Крукенберг считал, что его солдаты слишком хороши, чтобы использовать их в качестве пушечного мяса на относительно некритичных участках обороны, и устроил их переброску в центр, то есть в сектор «Z» («Цитадель»). Не то чтобы данный сектор имел что-то общее с цитаделью – он продолжал оставаться тем же, чем и был, – деловым центром огромного города с банками, большими универмагами, крупными издательствами, центрами торговли мехами и текстилем, но большинство из них теперь лежало в руинах или было охвачено пожарами.
Хотя телефонная сеть Берлина по большей части уцелела, она не использовалась для информирования старших офицеров уровня, так сказать, полевых командиров, о частых изменениях в приказах, отданных в штаб-квартире Вейдлинга или в бункере фюрера; вместо этого им приходилось пробираться туда и обратно ради получения устных приказаний. Самое лучшее, что они могли сделать в подобных обстоятельствах, – это прятаться от пуль и снарядов, что, по сути, и являлось их основным вкладом в оборону Берлина. В остальном им приходилось просто докладывать, что еще одна часть Берлина пала под натиском русских и что теперь только «X» может их спасти… Этими «X», учитывая обстоятельства, были Штайнер, Венк, Буссе или произошедший в последний момент разлад между союзниками. С того самого момента армия перестала питать всяческие иллюзии по поводу использования гипотетического секретного оружия.
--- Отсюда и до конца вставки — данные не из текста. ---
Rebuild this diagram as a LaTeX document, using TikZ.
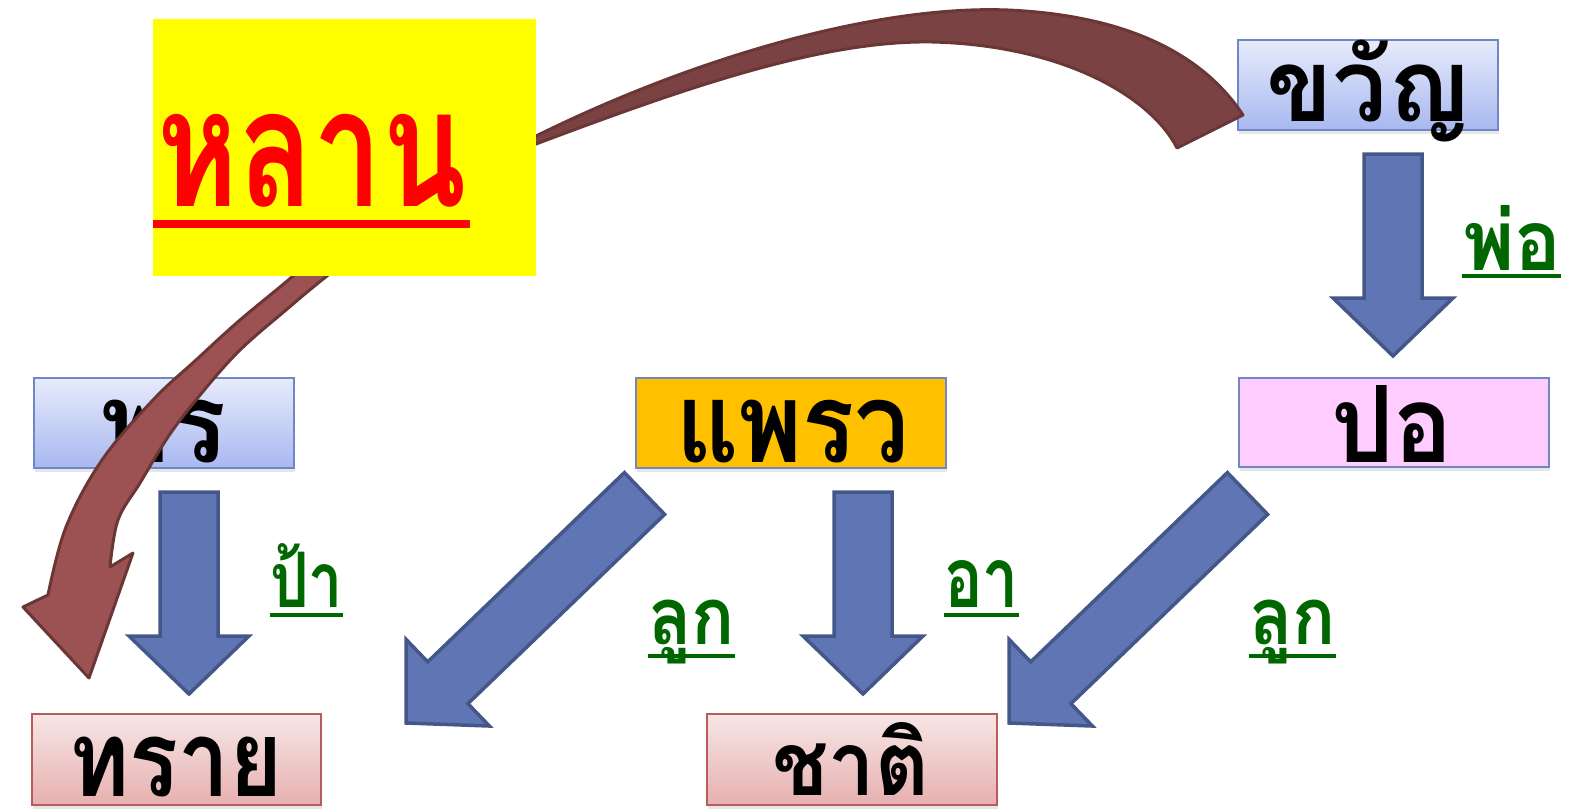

Начальнику артиллерии Вейдлинга, полковнику Волерману, сначала приказали принять под командование сектор обороны «D» (Лихтерфельде и Темпельхоф), однако несколько часов спустя ему было велено поступить в распоряжение штаб-квартиры обороны на Гогенцоллерндамм. Он погрузил всех своих офицеров в тяжелый грузовик и отправился к месту назначения.
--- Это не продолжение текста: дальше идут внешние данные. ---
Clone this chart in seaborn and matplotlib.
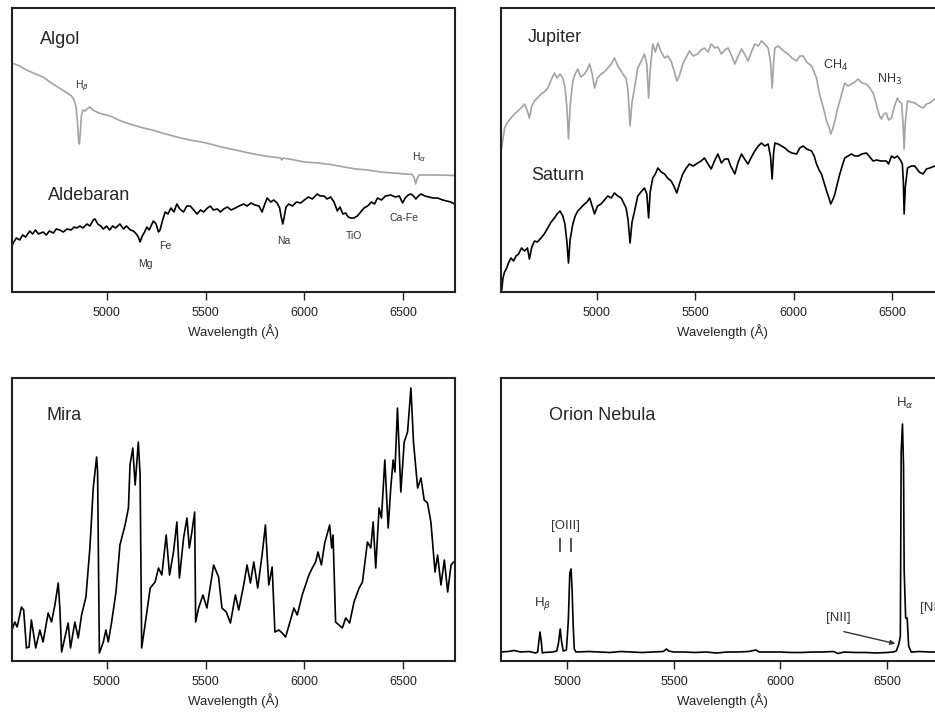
import numpy as np
import pandas as pd
import seaborn as sns
import matplotlib
matplotlib.use("Agg")
import matplotlib.pyplot as plt

# ---- Data (relative flux) ----
algol_wl = [4521, 4560, 4594, 4640, 4678, 4720, 4760, 4800, 4822, 4835, 4845, 4852, 4858,
            4862, 4866, 4872, 4880, 4890, 4900, 4915, 4930, 4960, 5017, 5060, 5100, 5150,
            5186, 5230, 5280, 5355, 5420, 5480, 5524, 5580, 5651, 5720, 5800, 5879, 5885,
            5892, 5950, 6000, 6070, 6133, 6200, 6260, 6320, 6387, 6450, 6510, 6545, 6556,
            6563, 6570, 6580, 6620, 6680, 6759]
algol_fx = [229, 226, 222, 218, 215, 209, 204, 199, 196, 192, 185, 170, 152,
            148, 158, 176, 182, 181, 183, 185, 182, 179, 176, 172, 169, 166,
            164, 162, 159, 155, 152, 150, 148, 145, 142, 139, 136, 134, 132,
            134, 132, 130, 129, 127.5, 125, 123, 122, 120, 119, 118, 117.5, 114,
            108, 113, 117, 117, 117, 116.5]

aldeb_wl = [4521, 4530, 4543, 4560, 4575, 4590, 4611, 4625, 4640, 4655, 4678, 4695, 4710,
            4730, 4745, 4763, 4780, 4800, 4820, 4835, 4848, 4865, 4880, 4900, 4915, 4932,
            4941, 4955, 4970, 4983, 5000, 5015, 5030, 5045, 5067, 5085, 5100, 5120, 5135,
            5150, 5160, 5169, 5180, 5192, 5203, 5215, 5236, 5250, 5262, 5270, 5283, 5296,
            5310, 5325, 5340, 5355, 5370, 5389, 5405, 5423, 5440, 5457, 5475, 5490, 5510,
            5524, 5540, 5560, 5575, 5592, 5610, 5630, 5651, 5670, 5693, 5710, 5730, 5750,
            5770, 5786, 5800, 5812, 5830, 5845, 5862, 5875, 5883, 5891, 5898, 5907, 5921,
            5940, 5960, 5981, 6000, 6020, 6040, 6065, 6080, 6100, 6115, 6133, 6150, 6167,
            6180, 6195, 6209, 6222, 6234, 6250, 6268, 6285, 6302, 6320, 6340, 6355, 6370,
            6390, 6410, 6437, 6460, 6480, 6497, 6510, 6525, 6539, 6552, 6564, 6577, 6590,
            6610, 6630, 6650, 6674, 6700, 6720, 6740, 6759]
aldeb_fx = [46, 50, 54, 52, 57, 55, 61, 58, 62, 58, 60, 57, 61,
            59, 63, 62, 60, 63, 62, 65, 64, 66, 64, 68, 66, 72,
            73, 68, 66, 63, 66, 62, 66, 64, 68, 63, 66, 62, 61,
            58, 55, 50, 56, 60, 65, 62, 71, 68, 60, 62, 72, 80,
            78, 84, 80, 88, 83, 80, 86, 86, 82, 78, 82, 80, 84,
            86, 82, 83, 80, 83, 85, 82, 84, 86, 88, 86, 89, 87,
            86, 80, 88, 94, 90, 92, 89, 84, 75, 68, 75, 85, 88,
            86, 90, 89, 92, 95, 93, 98, 96, 96, 93, 95, 90, 81,
            85, 78, 79, 75, 74, 74, 76, 80, 84, 86, 90, 88, 94,
            92, 96, 97, 95, 96, 89, 94, 97, 98, 96, 93, 96, 98,
            96, 95, 94, 94, 92, 91, 90, 88]

jup_wl = [4520, 4534, 4550, 4567, 4585, 4601, 4618, 4635, 4648, 4660, 4672, 4686, 4700,
          4719, 4735, 4753, 4770, 4787, 4800, 4815, 4829, 4840, 4850, 4858, 4866, 4880,
          4892, 4905, 4920, 4939, 4952, 4965, 4978, 4990, 5005, 5023, 5040, 5057, 5075,
          5091, 5108, 5125, 5140, 5150, 5160, 5170, 5180, 5193, 5209, 5225, 5243, 5255,
          5264, 5272, 5285, 5298, 5311, 5328, 5345, 5360, 5378, 5392, 5407, 5420, 5437,
          5455, 5471, 5490, 5513, 5530, 5547, 5565, 5581, 5600, 5615, 5633, 5650, 5667,
          5685, 5701, 5718, 5735, 5750, 5768, 5785, 5802, 5820, 5836, 5853, 5870, 5882,
          5890, 5897, 5904, 5920, 5938, 5955, 5971, 5990, 6014, 6030, 6047, 6065, 6090,
          6103, 6115, 6128, 6140, 6155, 6166, 6178, 6187, 6197, 6208, 6220, 6233, 6245,
          6258, 6275, 6292, 6310, 6326, 6345, 6368, 6385, 6402, 6415, 6427, 6435, 6444,
          6455, 6469, 6480, 6495, 6510, 6525, 6536, 6546, 6553, 6559, 6565, 6576, 6595,
          6613, 6635, 6655, 6672, 6689, 6714, 6740, 6761]
jup_fx = [144, 164, 170, 174, 178, 181, 184, 188, 182, 174, 186, 191, 194,
          198, 200, 204, 212, 219, 214, 218, 214, 205, 185, 153, 185, 211,
          218, 223, 215, 218, 222, 228, 218, 204, 214, 218, 220, 224, 228,
          234, 226, 221, 216, 214, 200, 166, 190, 204, 224, 230, 238, 228,
          194, 222, 248, 240, 249, 240, 234, 236, 231, 222, 211, 216, 228,
          235, 241, 236, 238, 242, 244, 240, 248, 244, 245, 238, 242, 244,
          236, 228, 236, 243, 238, 231, 240, 248, 246, 251, 248, 244, 230,
          204, 228, 244, 246, 243, 240, 238, 234, 231, 236, 236, 230, 226,
          220, 214, 200, 191, 180, 171, 165, 158, 163, 171, 182, 191, 200,
          209, 206, 208, 210, 213, 209, 208, 204, 199, 190, 181, 176, 173,
          178, 179, 172, 174, 186, 194, 190, 189, 170, 143, 170, 191, 190,
          189, 186, 184, 188, 189, 193, 194, 195]

sat_wl = [4520, 4526, 4534, 4545, 4556, 4567, 4580, 4592, 4605, 4620, 4635, 4650, 4660,
          4672, 4686, 4700, 4719, 4735, 4753, 4770, 4787, 4800, 4815, 4829, 4840, 4850,
          4858, 4866, 4880, 4892, 4905, 4920, 4939, 4952, 4965, 4978, 4990, 5005, 5023,
          5040, 5057, 5075, 5091, 5108, 5125, 5140, 5150, 5160, 5170, 5180, 5193, 5209,
          5225, 5243, 5255, 5264, 5272, 5285, 5298, 5311, 5328, 5345, 5360, 5378, 5392,
          5407, 5420, 5437, 5455, 5471, 5490, 5513, 5530, 5547, 5565, 5581, 5600, 5615,
          5633, 5650, 5667, 5680, 5701, 5718, 5735, 5750, 5768, 5785, 5802, 5820, 5836,
          5853, 5870, 5882, 5890, 5897, 5904, 5920, 5938, 5955, 5971, 5990, 6014, 6030,
          6047, 6065, 6090, 6103, 6115, 6128, 6140, 6155, 6166, 6178, 6187, 6197, 6208,
          6220, 6233, 6245, 6258, 6275, 6292, 6310, 6326, 6345, 6368, 6385, 6402, 6420,
          6440, 6469, 6480, 6495, 6510, 6525, 6540, 6550, 6555, 6559, 6565, 6576, 6595,
          6613, 6635, 6655, 6672, 6689, 6714, 6740, 6761]
sat_fx = [2, 14, 20, 24, 30, 34, 31, 36, 38, 44, 41, 44, 33,
          45, 51, 50, 54, 58, 64, 70, 74, 78, 81, 76, 68, 50,
          29, 52, 68, 76, 81, 84, 88, 90, 94, 86, 78, 86, 88,
          92, 96, 94, 99, 96, 94, 88, 84, 72, 49, 70, 81, 96,
          100, 104, 98, 74, 100, 114, 118, 124, 120, 118, 114, 111, 106,
          99, 108, 118, 124, 128, 126, 129, 131, 134, 128, 123, 132, 138,
          129, 133, 133, 126, 118, 130, 138, 133, 128, 135, 141, 146, 149,
          146, 148, 135, 113, 138, 149, 148, 146, 144, 141, 139, 138, 144,
          146, 143, 141, 136, 128, 122, 118, 108, 101, 94, 88, 92, 98,
          108, 118, 126, 134, 136, 138, 136, 136, 138, 139, 135, 131, 132,
          131, 131, 128, 136, 134, 136, 132, 128, 110, 78, 105, 124, 126,
          126, 120, 118, 123, 124, 126, 128, 130]

mira_wl = [4521, 4535, 4547, 4569, 4580, 4594, 4607, 4619, 4631, 4641, 4662, 4678, 4704,
           4721, 4738, 4755, 4763, 4772, 4788, 4805, 4817, 4839, 4856, 4873, 4895, 4915,
           4932, 4949, 4954, 4963, 4983, 4996, 5008, 5025, 5047, 5067, 5093, 5110, 5118,
           5132, 5144, 5160, 5169, 5177, 5194, 5220, 5245, 5262, 5279, 5301, 5318, 5338,
           5355, 5368, 5389, 5406, 5418, 5431, 5445, 5450, 5465, 5487, 5507, 5541, 5566,
           5583, 5605, 5626, 5651, 5668, 5693, 5710, 5727, 5744, 5764, 5786, 5803, 5820,
           5837, 5851, 5871, 5888, 5905, 5930, 5947, 5964, 5989, 6001, 6023, 6040, 6057,
           6069, 6086, 6103, 6128, 6138, 6145, 6158, 6175, 6192, 6209, 6229, 6251, 6277,
           6294, 6319, 6336, 6348, 6361, 6378, 6390, 6407, 6424, 6437, 6449, 6458, 6471,
           6488, 6505, 6522, 6539, 6552, 6573, 6590, 6606, 6623, 6640, 6661, 6674, 6691,
           6708, 6725, 6742, 6755]
mira_fx = [31, 39, 34, 54, 51, 13, 14, 41, 26, 13, 31, 19, 48,
           39, 56, 78, 53, 9, 23, 38, 13, 39, 23, 46, 64, 113,
           173, 204, 189, 8, 19, 31, 19, 39, 69, 116, 136, 153, 196,
           213, 176, 219, 186, 13, 36, 73, 79, 93, 86, 126, 86, 109,
           139, 83, 123, 143, 113, 129, 149, 39, 53, 66, 53, 96, 84,
           53, 49, 38, 66, 51, 76, 96, 78, 99, 73, 106, 136, 76,
           94, 29, 31, 28, 24, 41, 53, 46, 66, 73, 86, 93, 99,
           109, 96, 118, 136, 113, 126, 39, 36, 33, 43, 38, 59, 73,
           79, 119, 113, 139, 93, 153, 143, 201, 133, 173, 201, 189, 253,
           169, 219, 229, 273, 219, 173, 183, 161, 158, 139, 89, 106, 76,
           101, 69, 96, 99]

orion_wl = [4688, 4720, 4750, 4780, 4820, 4850, 4860, 4865, 4871, 4877, 4882, 4890, 4930,
            4950, 4958, 4966, 4972, 4980, 4995, 5004, 5011, 5017, 5022, 5027, 5032, 5040,
            5100, 5150, 5200, 5250, 5300, 5350, 5400, 5450, 5465, 5475, 5500, 5550, 5600,
            5650, 5700, 5750, 5800, 5850, 5885, 5900, 5950, 6000, 6050, 6100, 6150, 6200,
            6250, 6270, 6300, 6350, 6400, 6450, 6500, 6530, 6544, 6556, 6563, 6567, 6573,
            6578, 6581, 6588, 6595, 6602, 6614, 6620, 6650, 6700, 6768]
orion_fx = [9, 9.5, 10.5, 9, 9.5, 8, 9, 18, 29, 20, 8, 8.5, 9,
            10, 18, 32, 20, 10, 11, 40, 88, 92, 70, 35, 12, 9,
            9.5, 9, 8.5, 9.5, 9, 8.5, 9, 9.5, 12, 10, 9, 9, 8.5,
            9, 8, 9, 9, 9.5, 11, 9, 9, 9, 8.5, 8.5, 9, 9,
            9.5, 7.5, 9, 8.5, 8.5, 8, 8.5, 9, 10, 17, 25, 210, 237,
            195, 90, 43, 43, 15, 9, 9, 9.5, 9, 9]

ticks = [5000, 5500, 6000, 6500]
GRAY = "#a3a3a3"

sns.set_style("white")
plt.rcParams["font.family"] = ["Liberation Sans", "DejaVu Sans"]

W, H = 935, 715
fig = plt.figure(figsize=(W / 100, H / 100), dpi=100)


def make_ax(left, top, bottom, width=443):
    return fig.add_axes([left / W, 1 - bottom / H, width / W, (bottom - top) / H])


def style(ax, xlim, ylim):
    ax.set_xlim(*xlim)
    ax.set_ylim(*ylim)
    ax.set_yticks([])
    ax.set_xticks(ticks)
    ax.tick_params(axis="x", direction="out", length=5.5, width=1, labelsize=9,
                   pad=5, bottom=True, colors="#222222")
    ax.set_xlabel("Wavelength (Å)", fontsize=9.5, labelpad=4, color="#222222")
    ax.set_ylabel("")
    for s in ax.spines.values():
        s.set_linewidth(1.5)
        s.set_color("#222222")


def spec(ax, wl, fx, color):
    df = pd.DataFrame({"wl": wl, "fx": fx})
    sns.lineplot(data=df, x="wl", y="fx", ax=ax, color=color, lw=1.2,
                 estimator=None, legend=False)


# Algol / Aldebaran
ax1 = make_ax(12, 8, 292)
spec(ax1, algol_wl, algol_fx, GRAY)
spec(ax1, aldeb_wl, aldeb_fx, "black")
style(ax1, (4521, 6762), (0, 284))
ax1.text(4662, 252, "Algol", fontsize=13, va="center")
ax1.text(4702, 97, "Aldebaran", fontsize=13, va="center")
small = dict(fontsize=7.5, ha="center", va="center", color="#333333")
ax1.text(4875, 206, r"H$_\beta$", **small)
ax1.text(6579, 135, r"H$_\alpha$", **small)
ax1.text(5194, 28, "Mg", **small)
ax1.text(5296, 46, "Fe", **small)
ax1.text(5895, 51, "Na", **small)
ax1.text(6250, 56, "TiO", **small)
ax1.text(6504, 74, "Ca-Fe", **small)

# Jupiter / Saturn
ax2 = make_ax(501, 8, 292)
spec(ax2, jup_wl, jup_fx, GRAY)
spec(ax2, sat_wl, sat_fx, "black")
style(ax2, (4516, 6761), (0, 284))
ax2.text(4652, 254, "Jupiter", fontsize=13, va="center")
ax2.text(4667, 116, "Saturn", fontsize=13, va="center")
ax2.text(6146, 227, r"CH$_4$", fontsize=9, va="center", color="#333333")
ax2.text(6421, 213, r"NH$_3$", fontsize=9, va="center", color="#333333")

# Mira
ax3 = make_ax(12, 377.5, 661)
spec(ax3, mira_wl, mira_fx, "black")
style(ax3, (4521, 6762), (0, 283.5))
ax3.text(4696, 246, "Mira", fontsize=13, va="center")

# Orion Nebula
ax4 = make_ax(501, 377.5, 661)
spec(ax4, orion_wl, orion_fx, "black")
style(ax4, (4688, 6768), (0, 283.5))
ax4.text(4912, 246, "Orion Nebula", fontsize=13, va="center")
lab = dict(fontsize=9.5, ha="center", va="center", color="#333333")
ax4.text(6585, 258, r"H$_\alpha$", **lab)
ax4.text(4885, 58, r"H$_\beta$", **lab)
ax4.text(4989, 134.5, "[OIII]", **lab)
ax4.vlines([4967, 5019], 109, 123, color="#333333", lw=1.2)
ax4.text(6271, 43, "[NII]", **lab)
ax4.text(6653, 53, "[NII]", fontsize=9.5, ha="left", va="center", color="#333333")
ax4.annotate("", xy=(6552, 16.7), xytext=(6285, 30),
             arrowprops=dict(arrowstyle="-|>", color="#333333", lw=1, mutation_scale=7))

fig.savefig("out.png", dpi=100)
«Если я описываю этот переезд, то не столько ради того, чтобы передать наши личные переживания, сколько чтобы показать обстановку в Берлине 25 апреля. Только мы выехали на Бель-Альянс-штрассе, которая начиналась от Кройцберга, на высоте не более километра над нами возникла группа советских бомбардировщиков. Нам оставалось всего несколько десятков метров до многочисленных выемок железнодорожных путей из Потсдама и от Анхальта, неподалеку от станции Йоркштрассе, когда самолеты сбросили бомбы. Даже в самом страшном сне мне не причудилось бы, что я могу оказаться лежащим ничком в грязи берлинской сточной канавы, прямо на решетке водостока, поскольку это оказалось единственным укрытием, которое я смог найти. Мы явно оказались в неподходящее время в неподходящем месте… с южной стороны от железнодорожных путей и отделенные от дороги массивной чугунной оградой. Поблизости никаких строений или подвалов. Наконец мы обнаружили брешь в ограде, пробитую одной из первых сброшенных бомб, и проскользнули через нее в пакгауз. К счастью, наш грузовик не сильно пострадал. Переведя дух, мы отправились дальше, но, проехав всего несколько метров, увидели еще одну группу бомбардировщиков. На этот раз мы разминулись с ними на въезде на Стубенраухштрассе. Внесла свою лепту и русская артиллерия… В нашу сторону непрерывно летели крупнокалиберные снаряды, и мы поняли, что оказались в эпицентре авиационных и артиллерийских налетов… Место между лютеранской церковью и Гроссгёршенштрассе, куда обрушилась основная масса бомб второй волны налета, выглядело просто кошмарно…» (Волерман, цитата из работы).